Communities Related to Reproducible Builds
Reproducible builds are not new. Since 1992, tools have been available in the GNU Toolchain to provide initial support for reproducible builds. In 2000, Debian developers proposed a technical topic on the impact of embedded timestamps on reproducible builds, and began conceive of full support for reproducible builds in the Debian project in 2007. In Debian 11 released in 2022, 94.8% packages are reproducible (AMD64, 31500 packages).
Up to now, a considerable number of communities have joined to implement reproducible builds. Major communities include Debian, Arch Linux, coreboot, FreeBSD, NetBSD, and OpenWrt.
The openEuler community has been committed to reproducible builds since 2022, in cooperation with communities such as openSUSE and Yocto Project.
The following table lists the package reproducibility rate of each community.
There are tools in these communities for developers to achieve the goal of reproducible builds.

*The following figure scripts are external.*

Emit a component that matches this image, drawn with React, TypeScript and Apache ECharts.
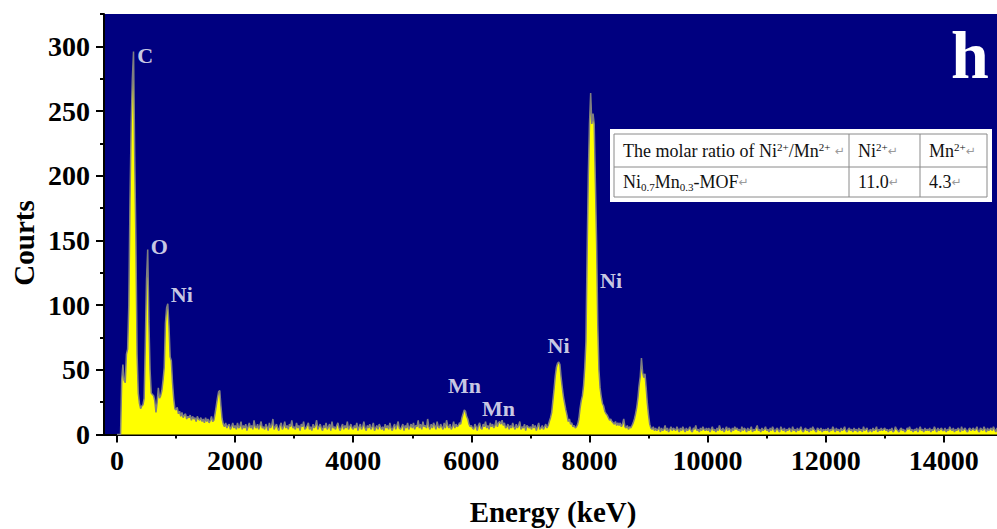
import React, { useEffect, useRef } from 'react';
import * as echarts from 'echarts';

// EDS spectrum: counts per 20 eV channel, starting at 0 eV
const CHANNEL_WIDTH_EV = 20;
const COUNTS: number[] = [
  0, 0, 0, 0, 42, 54, 42, 40, 62, 66, 100, 180, 240, 275, 296, 215, 150, 62, 32, 24, 20, 22, 23, 28, 72,
  120, 143, 88, 50, 32, 31, 30, 26, 17, 25, 36, 28, 30, 34, 42, 52, 86, 98, 101, 84, 60, 57, 40, 28, 20,
  19, 21, 16, 18, 14, 17, 13, 15, 16, 12, 14, 13, 15, 11, 14, 12, 13, 10, 14, 12, 11, 13, 10, 12, 9,
  13, 10, 12, 9, 11, 14, 10, 11, 16, 22, 28, 33, 34, 22, 12, 8, 6, 9, 5, 7, 8, 4, 6, 9, 5,
  7, 4, 9, 5, 6, 10, 4, 7, 5, 8, 3, 6, 9, 5, 7, 4, 11, 6, 5, 8, 4, 7, 10, 5, 6,
  4, 8, 6, 3, 9, 5, 7, 12, 4, 6, 8, 5, 3, 7, 9, 4, 6, 10, 5, 7, 4, 8, 6, 11, 5,
  6, 4, 9, 5, 7, 3, 8, 6, 10, 4, 5, 7, 9, 4, 6, 3, 8, 5, 7, 11, 4, 6, 8, 5, 3,
  7, 5, 9, 4, 6, 8, 3, 10, 5, 6, 4, 7, 9, 5, 3, 6, 8, 4, 7, 5, 10, 4, 6, 8, 5,
  4, 7, 5, 9, 3, 6, 8, 4, 6, 10, 5, 3, 7, 5, 8, 4, 6, 9, 3, 5, 7, 4, 8, 6, 4,
  6, 3, 8, 5, 7, 4, 9, 5, 3, 6, 8, 4, 7, 10, 5, 4, 6, 8, 3, 7, 5, 9, 4, 6, 8,
  5, 9, 4, 7, 6, 11, 5, 8, 4, 10, 6, 7, 5, 12, 6, 4, 8, 5, 9, 7, 4, 10, 6, 5, 8,
  6, 4, 9, 5, 11, 7, 5, 8, 4, 6, 10, 5, 8, 6, 7, 9, 8, 13, 16, 19, 18, 14, 12, 8, 6,
  7, 5, 4, 8, 6, 3, 7, 9, 5, 4, 8, 6, 10, 5, 7, 4, 9, 6, 8, 5, 7, 11, 6, 9, 10,
  8, 11, 7, 9, 5, 6, 8, 4, 7, 5, 9, 6, 4, 8, 5, 7, 10, 4, 6, 5, 8, 3, 7, 6, 5,
  6, 4, 8, 5, 7, 3, 6, 9, 4, 5, 7, 4, 6, 8, 5, 7, 10, 13, 17, 26, 35, 45, 52, 55, 56,
  54, 44, 36, 29, 24, 19, 15, 10, 12, 8, 9, 6, 7, 5, 6, 8, 12, 20, 26, 30, 38, 52, 72, 140, 200,
  240, 264, 240, 248, 240, 195, 150, 85, 50, 36, 29, 24, 22, 18, 16, 15, 13, 11, 12, 10, 9, 8, 10, 7, 9,
  7, 9, 6, 8, 12, 6, 5, 7, 4, 6, 5, 7, 9, 12, 16, 21, 28, 38, 45, 59, 48, 44, 47, 36, 24,
  15, 8, 5, 4, 6, 3, 5, 3, 4, 6, 2, 5, 3, 4, 7, 3, 5, 2, 4, 6, 3, 5, 4, 3, 6,
  4, 2, 5, 3, 6, 4, 2, 5, 3, 4, 6, 3, 2, 5, 4, 7, 3, 4, 2, 5, 3, 6, 4, 3, 5,
  3, 5, 2, 4, 6, 3, 4, 2, 5, 3, 7, 4, 3, 5, 2, 4, 6, 3, 5, 4, 2, 5, 3, 6, 4,
  5, 3, 4, 2, 6, 3, 5, 4, 2, 5, 3, 4, 6, 2, 4, 3, 5, 7, 3, 4, 2, 5, 3, 4, 6,
  3, 4, 2, 5, 3, 6, 4, 2, 4, 5, 3, 2, 6, 4, 3, 5, 2, 4, 3, 5, 4, 2, 6, 3, 4,
  2, 5, 3, 4, 6, 3, 2, 4, 5, 3, 4, 2, 5, 3, 6, 4, 3, 2, 5, 4, 3, 5, 2, 4, 3,
  4, 3, 5, 2, 4, 3, 6, 4, 2, 5, 3, 4, 2, 5, 3, 4, 6, 3, 2, 4, 5, 3, 4, 2, 5,
  3, 4, 2, 5, 3, 4, 2, 6, 3, 4, 5, 2, 3, 4, 2, 5, 3, 4, 6, 2, 4, 3, 5, 3, 4,
  5, 3, 4, 2, 4, 3, 5, 2, 3, 6, 4, 3, 2, 4, 5, 3, 4, 2, 3, 5, 4, 6, 3, 4, 2,
  4, 3, 5, 2, 4, 6, 3, 4, 2, 5, 3, 4, 3, 5, 2, 4, 3, 6, 4, 2, 5, 3, 4, 5, 3,
  3, 5, 2, 4, 3, 6, 4, 3, 5, 2, 4, 3, 5, 4, 2, 6, 3, 4, 5, 3, 2, 4, 5, 3, 4,
  5, 3, 4, 6, 3, 2, 5, 4, 3, 6, 4, 2, 5, 3, 4, 5, 3, 6, 4, 2, 5, 3, 4, 5, 3,
];

const X_MIN = -220;
const X_MAX = 14900;
const Y_MIN = 0;
const Y_MAX = 325;
const X_MAJOR_TICKS = [0, 2000, 4000, 6000, 8000, 10000, 12000, 14000];
const X_MINOR_TICKS = [1000, 3000, 5000, 7000, 9000, 11000, 13000];
const Y_MAJOR_TICKS = [0, 50, 100, 150, 200, 250, 300];
const Y_MINOR_TICKS = [25, 75, 125, 175, 225, 275, 325];

const PEAK_LABELS = ['C', 'O', 'Ni', 'Mn', 'Mn', 'Ni', 'Ni'];
const PEAK_LABEL_ENERGY = [479, 717, 1098, 5884, 6459, 7476, 8365];
const PEAK_LABEL_COUNTS = [293, 145, 108, 38, 20, 69, 119];

const X_NAME = 'Energy (keV)';
const Y_NAME = 'Courts';
const PANEL_LETTER = 'h';

const TABLE_HEADER = ['The molar ratio of Ni{sup|2+}/Mn{sup|2+} {r|↵}', 'Ni{sup|2+}{r|↵}', 'Mn{sup|2+}{r|↵}'];
const TABLE_SAMPLE = ['Ni{sub|0.7}Mn{sub|0.3}-MOF{r|↵}', '11.0{r|↵}', '4.3{r|↵}'];

export default function App() {
  const ref = useRef<HTMLDivElement>(null);

  useEffect(() => {
    if (!ref.current) return;
    const chart = echarts.init(ref.current, null, { renderer: 'svg' });
    const serif = '"Liberation Serif", "Times New Roman", serif';
    const spectrum = COUNTS.map((c, i) => [i * CHANNEL_WIDTH_EV, c]);
    const labelData = PEAK_LABELS.map((n, i) => ({ name: n, value: [PEAK_LABEL_ENERGY[i], PEAK_LABEL_COUNTS[i]] }));

    const tickFont = {
      fontSize: 28,
      fontWeight: 'bold' as const,
      fontFamily: serif,
      color: '#000',
      formatter: (v: number) => String(v),
    };
    const axisLineStyle = { color: '#000', width: 2 };

    const rich = {
      sup: { fontSize: 11, lineHeight: 11, verticalAlign: 'top', fontFamily: serif, fill: '#111', color: '#111' },
      sub: { fontSize: 11, lineHeight: 11, verticalAlign: 'bottom', fontFamily: serif, fill: '#111', color: '#111' },
      r: { fontSize: 12, lineHeight: 20, fontFamily: '"DejaVu Sans", sans-serif', fill: '#9a9a9a', color: '#9a9a9a' },
    };
    const cellText = (text: string, x: number, y: number) => ({
      type: 'text',
      x,
      y,
      z: 101,
      style: {
        text,
        fill: '#111',
        fontSize: 18,
        fontFamily: serif,
        lineHeight: 20,
        align: 'left',
        textAlign: 'left',
        verticalAlign: 'middle',
        textVerticalAlign: 'middle',
        rich,
      },
    });
    const border = { stroke: '#8a8a8a', lineWidth: 1 };
    const hLine = (y: number) => ({ type: 'line', z: 101, shape: { x1: 614, y1: y, x2: 987, y2: y }, style: border });
    const vLine = (x: number) => ({ type: 'line', z: 101, shape: { x1: x, y1: 134, x2: x, y2: 197 }, style: border });
    const colX = [623, 858, 929];

    const option: any = {
      animation: false,
      grid: {
        left: 104,
        right: 0,
        top: 14,
        bottom: 94.5,
        show: true,
        backgroundColor: '#000080',
        borderWidth: 0,
        containLabel: false,
        outerBoundsMode: 'none',
      },
      xAxis: [
        {
          type: 'value',
          min: X_MIN,
          max: X_MAX,
          position: 'bottom',
          axisLine: { show: true, onZero: false, lineStyle: axisLineStyle },
          axisTick: { show: true, length: 8, customValues: X_MAJOR_TICKS, lineStyle: axisLineStyle },
          axisLabel: { show: true, customValues: X_MAJOR_TICKS, margin: 12, ...tickFont },
          splitLine: { show: false },
        },
        {
          type: 'value',
          min: X_MIN,
          max: X_MAX,
          position: 'bottom',
          axisLine: { show: false, onZero: false },
          axisTick: { show: true, length: 4, customValues: X_MINOR_TICKS, lineStyle: axisLineStyle },
          axisLabel: { show: false },
          splitLine: { show: false },
        },
      ],
      yAxis: [
        {
          type: 'value',
          min: Y_MIN,
          max: Y_MAX,
          position: 'left',
          axisLine: { show: true, onZero: false, lineStyle: axisLineStyle },
          axisTick: { show: true, length: 8, customValues: Y_MAJOR_TICKS, lineStyle: axisLineStyle },
          axisLabel: { show: true, customValues: Y_MAJOR_TICKS, margin: 14, ...tickFont },
          splitLine: { show: false },
        },
        {
          type: 'value',
          min: Y_MIN,
          max: Y_MAX,
          position: 'left',
          axisLine: { show: false, onZero: false },
          axisTick: { show: true, length: 4, customValues: Y_MINOR_TICKS, lineStyle: axisLineStyle },
          axisLabel: { show: false },
          splitLine: { show: false },
        },
      ],
      series: [
        {
          type: 'line',
          data: spectrum,
          xAxisIndex: 0,
          yAxisIndex: 0,
          showSymbol: false,
          symbol: 'none',
          silent: true,
          z: 2,
          lineStyle: { color: '#808080', width: 1.5 },
          itemStyle: { color: '#808080' },
          areaStyle: { color: '#ffff00', opacity: 1 },
        },
        {
          type: 'scatter',
          data: labelData,
          xAxisIndex: 0,
          yAxisIndex: 0,
          symbolSize: 1,
          silent: true,
          z: 5,
          itemStyle: { color: 'rgba(0,0,0,0)' },
          label: {
            show: true,
            position: 'inside',
            formatter: '{b}',
            color: '#ffffff',
            fontSize: 22,
            fontWeight: 'bold',
            fontFamily: serif,
          },
        },
      ],
      graphic: [
        {
          type: 'text',
          x: 553,
          y: 512,
          z: 100,
          style: {
            text: X_NAME, fill: '#000', fontSize: 29, fontWeight: 'bold', fontFamily: serif,
            align: 'center', textAlign: 'center', verticalAlign: 'middle', textVerticalAlign: 'middle',
          },
        },
        {
          type: 'text',
          x: 24,
          y: 243,
          rotation: Math.PI / 2,
          z: 100,
          style: {
            text: Y_NAME, fill: '#000', fontSize: 29, fontWeight: 'bold', fontFamily: serif,
            align: 'center', textAlign: 'center', verticalAlign: 'middle', textVerticalAlign: 'middle',
          },
        },
        {
          type: 'text',
          x: 970,
          y: 55,
          z: 100,
          style: {
            text: PANEL_LETTER, fill: '#ffffff', fontSize: 68, fontWeight: 'bold', fontFamily: serif,
            align: 'center', textAlign: 'center', verticalAlign: 'middle', textVerticalAlign: 'middle',
          },
        },
        { type: 'rect', z: 100, shape: { x: 610, y: 129, width: 382, height: 73 }, style: { fill: '#ffffff' } },
        hLine(134),
        hLine(167),
        hLine(197),
        vLine(614),
        vLine(849),
        vLine(920),
        vLine(987),
        ...TABLE_HEADER.map((t, i) => cellText(t, colX[i], 151)),
        ...TABLE_SAMPLE.map((t, i) => cellText(t, colX[i], 182)),
      ],
    };

    chart.setOption(option);
    return () => chart.dispose();
  }, []);

  return (
    <div
      ref={ref}
      style={{ position: 'fixed', left: 0, top: 0, width: 997, height: 529, background: '#ffffff' }}
    />
  );
}
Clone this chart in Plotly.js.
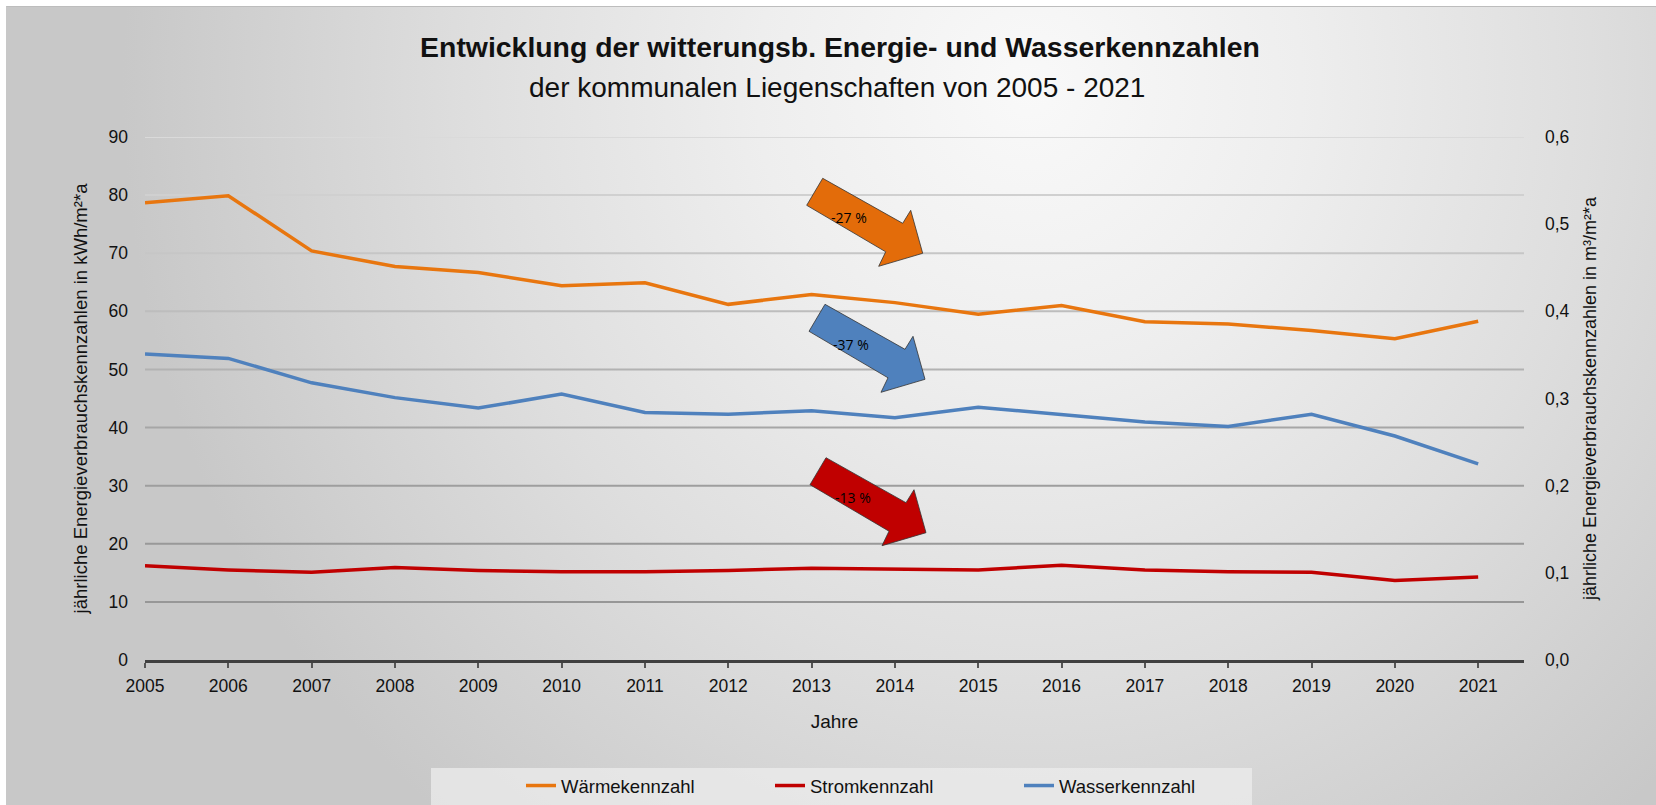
<!DOCTYPE html>
<html>
<head>
<meta charset="utf-8">
<script src="https://cdn.plot.ly/plotly-3.0.1.min.js"></script>
<style>
  html, body { margin: 0; padding: 0; background: #ffffff; width: 1656px; height: 805px; overflow: hidden; }
  #bg {
    position: absolute; left: 6px; top: 6px; width: 1650px; height: 799px;
    border-top: 1px solid #bdbdbd; border-left: 1px solid #c8c8c8; box-sizing: border-box;
    background: radial-gradient(ellipse 55% 120% at 62% 10%, #f9f9f9 0%, #eeeeee 30%, #dedede 62%, #c8c8c8 100%);
  }
  #chart { position: absolute; left: 0; top: 0; width: 1656px; height: 805px; }
</style>
</head>
<body>
<div id="bg"></div>
<div id="chart"></div>
<script>
// ---- data ----
const years = [2005, 2006, 2007, 2008, 2009, 2010, 2011, 2012, 2013, 2014, 2015, 2016, 2017, 2018, 2019, 2020, 2021];
const yearLabels = ["2005", "2006", "2007", "2008", "2009", "2010", "2011", "2012", "2013", "2014", "2015", "2016", "2017", "2018", "2019", "2020", "2021"];
const waermeKennzahl = [78.7, 79.9, 70.4, 67.7, 66.7, 64.4, 64.9, 61.2, 62.9, 61.5, 59.5, 61.0, 58.2, 57.8, 56.7, 55.3, 58.3];
const stromKennzahl = [16.2, 15.5, 15.1, 15.9, 15.4, 15.2, 15.2, 15.4, 15.8, 15.6, 15.5, 16.3, 15.5, 15.2, 15.1, 13.7, 14.3];
const wasserKennzahl = [0.351, 0.346, 0.318, 0.301, 0.289, 0.305, 0.284, 0.282, 0.286, 0.278, 0.290, 0.281, 0.273, 0.268, 0.282, 0.257, 0.225];
const seriesNames = ["Wärmekennzahl", "Stromkennzahl", "Wasserkennzahl"];
const leftTicks = [0, 10, 20, 30, 40, 50, 60, 70, 80, 90];
const rightTicks = [0, 0.1, 0.2, 0.3, 0.4, 0.5, 0.6];
const rightTickLabels = ["0,0", "0,1", "0,2", "0,3", "0,4", "0,5", "0,6"];
const trendLabels = ["-27 %", "-37 %", "-13 %"];

const titleText = "Entwicklung der witterungsb. Energie- und Wasserkennzahlen";
const subtitleText = "der kommunalen Liegenschaften von 2005 - 2021";
const xTitle = "Jahre";
const yTitle = "jährliche Energieverbrauchskennzahlen in kWh/m²*a";
const y2Title = "jährliche Energieverbrauchskennzahlen in m³/m²*a";

// ---- styles ----
const FONT = "'Liberation Sans', Arial, sans-serif";
const colors = { waerme: "#E8760F", strom: "#C00000", wasser: "#4F81BD" };
const arrowFills = ["#E36C0A", "#4F81BD", "#C00000"];
const gridColors = ["#000000", "#979797", "#999999", "#9e9e9e", "#a6a6a6", "#b2b2b2", "#bdbdbd", "#c6c6c6", "#d0d0d0", "#dadada"];

const W = 1656, H = 805, ML = 145, MR = 132, MT = 137, MB = 145;
const PW = W - ML - MR, PH = H - MT - MB;
const px = x => (x - ML) / PW;
const py = y => (H - MB - y) / PH;

// arrow outline (pixel offsets from tail top corner)
const arrowOutline = [[0, 0], [80, 45], [88, 32], [100, 75], [56, 88], [63, 73.5], [-16, 27]];
const arrowAnchors = [[822.7, 178.3], [825, 304.3], [826, 457.7]];
const labelPos = [[849, 217], [851, 344], [853, 497]];

const traces = [
  { x: years, y: waermeKennzahl, name: seriesNames[0], type: "scatter", mode: "lines",
    line: { color: colors.waerme, width: 3.5 }, yaxis: "y", hoverinfo: "skip" },
  { x: years, y: stromKennzahl, name: seriesNames[1], type: "scatter", mode: "lines",
    line: { color: colors.strom, width: 3.5 }, yaxis: "y", hoverinfo: "skip" },
  { x: years, y: wasserKennzahl, name: seriesNames[2], type: "scatter", mode: "lines",
    line: { color: colors.wasser, width: 3.5 }, yaxis: "y2", hoverinfo: "skip" }
];

const shapes = [];
// gridlines
leftTicks.forEach((v, i) => {
  if (v === 0) return;
  shapes.push({ type: "line", xref: "paper", yref: "y", x0: 0, x1: 1, y0: v, y1: v,
    line: { color: gridColors[i], width: 2 }, layer: "below" });
});
// legend box
shapes.push({ type: "rect", xref: "paper", yref: "paper", x0: px(431), x1: px(1252), y0: py(768), y1: py(805),
  fillcolor: "rgba(236,236,236,0.75)", line: { width: 0 }, layer: "below" });
// arrows
arrowAnchors.forEach((a, i) => {
  const pts = arrowOutline.map(p => [px(a[0] + p[0]), py(a[1] + p[1])]);
  const path = "M" + pts.map(p => p[0].toFixed(5) + "," + p[1].toFixed(5)).join(" L") + " Z";
  shapes.push({ type: "path", xref: "paper", yref: "paper", path: path,
    fillcolor: arrowFills[i], line: { color: "#333333", width: 0.8 }, layer: "above" });
});

const annotations = [
  { text: subtitleText, xref: "paper", yref: "paper", x: px(837), y: py(88), xanchor: "center", yanchor: "middle",
    showarrow: false, font: { family: FONT, size: 28, color: "#111111" } }
];
trendLabels.forEach((t, i) => {
  annotations.push({ text: t, xref: "paper", yref: "paper", x: px(labelPos[i][0]), y: py(labelPos[i][1]),
    xanchor: "center", yanchor: "middle", showarrow: false,
    font: { family: "'Open Sans', sans-serif", size: 14, color: "#000000" } });
});

const layout = {
  width: W, height: H,
  margin: { l: ML, r: MR, t: MT, b: MB, autoexpand: false },
  paper_bgcolor: "rgba(0,0,0,0)", plot_bgcolor: "rgba(0,0,0,0)",
  separators: ",.",
  font: { family: FONT, size: 18, color: "#111111" },
  title: { text: "<b>" + titleText + "</b>", x: 840 / W, xanchor: "center", xref: "container",
    y: 1 - 47 / H, yanchor: "middle", yref: "container",
    font: { family: FONT, size: 28.4, color: "#111111" } },
  xaxis: {
    range: [2005, 2021.55], tickvals: years, ticktext: yearLabels,
    showgrid: false, zeroline: false, showline: true, linecolor: "#404040", linewidth: 3,
    ticks: "outside", ticklen: 5, tickwidth: 2, tickcolor: "#555555",
    ticklabelstandoff: 3,
    tickfont: { family: FONT, size: 17.5, color: "#111111" },
    title: { text: xTitle, font: { family: FONT, size: 19, color: "#111111" }, standoff: 20 },
    fixedrange: true
  },
  yaxis: {
    range: [0, 90], tickvals: leftTicks, showgrid: false, zeroline: false, showline: false, ticks: "",
    ticklabelstandoff: 16,
    tickfont: { family: FONT, size: 17.5, color: "#111111" },
    title: { text: yTitle, font: { family: FONT, size: 18.5, color: "#111111" }, standoff: 16 },
    fixedrange: true
  },
  yaxis2: {
    range: [0, 0.6], tickvals: rightTicks, ticktext: rightTickLabels, overlaying: "y", side: "right",
    showgrid: false, zeroline: false, showline: false, ticks: "",
    ticklabelstandoff: 20,
    tickfont: { family: FONT, size: 17.5, color: "#111111" },
    title: { text: y2Title, font: { family: FONT, size: 18, color: "#111111" }, standoff: 14 },
    fixedrange: true
  },
  showlegend: true,
  legend: {
    orientation: "h", xref: "paper", yref: "paper", x: px(521), xanchor: "left", y: py(786), yanchor: "middle",
    bgcolor: "rgba(0,0,0,0)", entrywidth: 204, entrywidthmode: "pixels",
    font: { family: FONT, size: 18.5, color: "#111111" }
  },
  shapes: shapes,
  annotations: annotations,
  hovermode: false
};

Plotly.newPlot("chart", traces, layout, { displayModeBar: false, staticPlot: true });
</script>
</body>
</html>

In addition to the preceding tools, the Reproducible Builds community promotes other open source communities to support reproducible builds. For example, the Reproducible Builds community encourages GNU to add compilation options to eliminate file path differences, and promotes a series of packaging software to eliminate file sequence differences. Reproducible build capabilities are also preconfigured in some package managers in various build frameworks, such as npm/yarn, pipenv/poetry, Go module, Cargo, and Bazel, and in Microsoft's .NET framework as well.
openEuler's Solution to Reproducible Builds
In the current solution of openEuler, two RPM packages are generated after two builds and then compared. During the build process, the open-source tool libfaketime is used to eliminate differences. After the two builds are complete, the two generated RPM packages are compared. If inconsistent, the RPM packages are decompressed for further comparison at the file level, and a difference report is output.
To achieve reproducible builds, two conditions must be met.
- Build system consistency. The dates and time of the two builds must be the same (or time information removed) and the file sequences are the same.
- The instruction set and build tools used in each build must be consistent or recorded.
The openEuler's solution involves three major methods.
- Uses libfaketime to eliminate differences. This tool leverages a Linux environment variable, LD_PRELOAD, that can affect the runtime linker of a program. This variable replaces the .so file provided by the Linux system with user-defined functions (such as time(), gethostname(), random(), and rand()) in a user dynamic library to ensure that the time, host name, and random numbers obtained during each build are consistent.
Principles of the difference elimination tool
By using this tool, product source code does not need to be modified, thereby reducing the investment in code correction. The differences generated by commercial and open source tools are eliminated without modifying any code. In addition, the semantics of timestamps are saved to the maximum extent. This tool can be disabled using commands in the "unset LD_PRELOAD" format.
In addition to the native functions of libfaketime, we added a precise blocklist and allowlist mechanism to solve build failure problems caused by libfaketime. Besides, we optimized the function of eliminating differences among random number generation methods, and added replacements for the random(), rand(), /dev/random, and /dev/urandom methods.
- Uses an automatic unpacking and comparison tool, unpacker, to accurately analyze file-level differences and output visualized difference reports. This tool compares the MD5 values of the two RPM packages. If the values are the same, the build is reproducible. If the values are inconsistent, this tool decompresses the two RPM packages. If the MD5 values of all files decompressed from the two RPM packages are consistent, the build is reproducible. Otherwise, the diffoscope tool is used to generate a difference report. The unpacker extracts the RSA and PGP signature files from the RPM packages and does not regard the signature file differences as RPM differences.
Principles of the unpacking and comparison tool
Difference report sample
- After the RPM package comparison is complete, the comparison result and difference report are archived, which can be viewed and managed on the reproducible build website of openEuler.
In 2022, we had compared the reproducible build results of 1800+ core openEuler code repositories in ARM and x86 environments, involving 6000+ software packages. The reproducibility rate reaches 98%. This year, we expand the reproducible build scope to the Everything edition of openEuler 22.09. We have successfully implemented reproducible builds in 4130 code repositories, involving 14,000+ software packages. The reproducibility rate reaches about 94%. According to preliminary analysis, many code repositories are non-reproducible due to HTML file differences in the RPM packages.
openEuler's Plan for Reproducible Builds
Analyze the causes of non-reproducible code repositories, provide solutions, and incorporate the solutions to the upstream communities.
Replace OBS with EulerMaker to avoid build failures caused by libfaketime and implement reproduction of the build process using metadata at any time.
Gradually improve the reproducibility rate of openEuler code repositories, and achieve a repeatability rate of over 98% in code repositories of the Everything edition.
Replicate reproducible build capabilities for partners.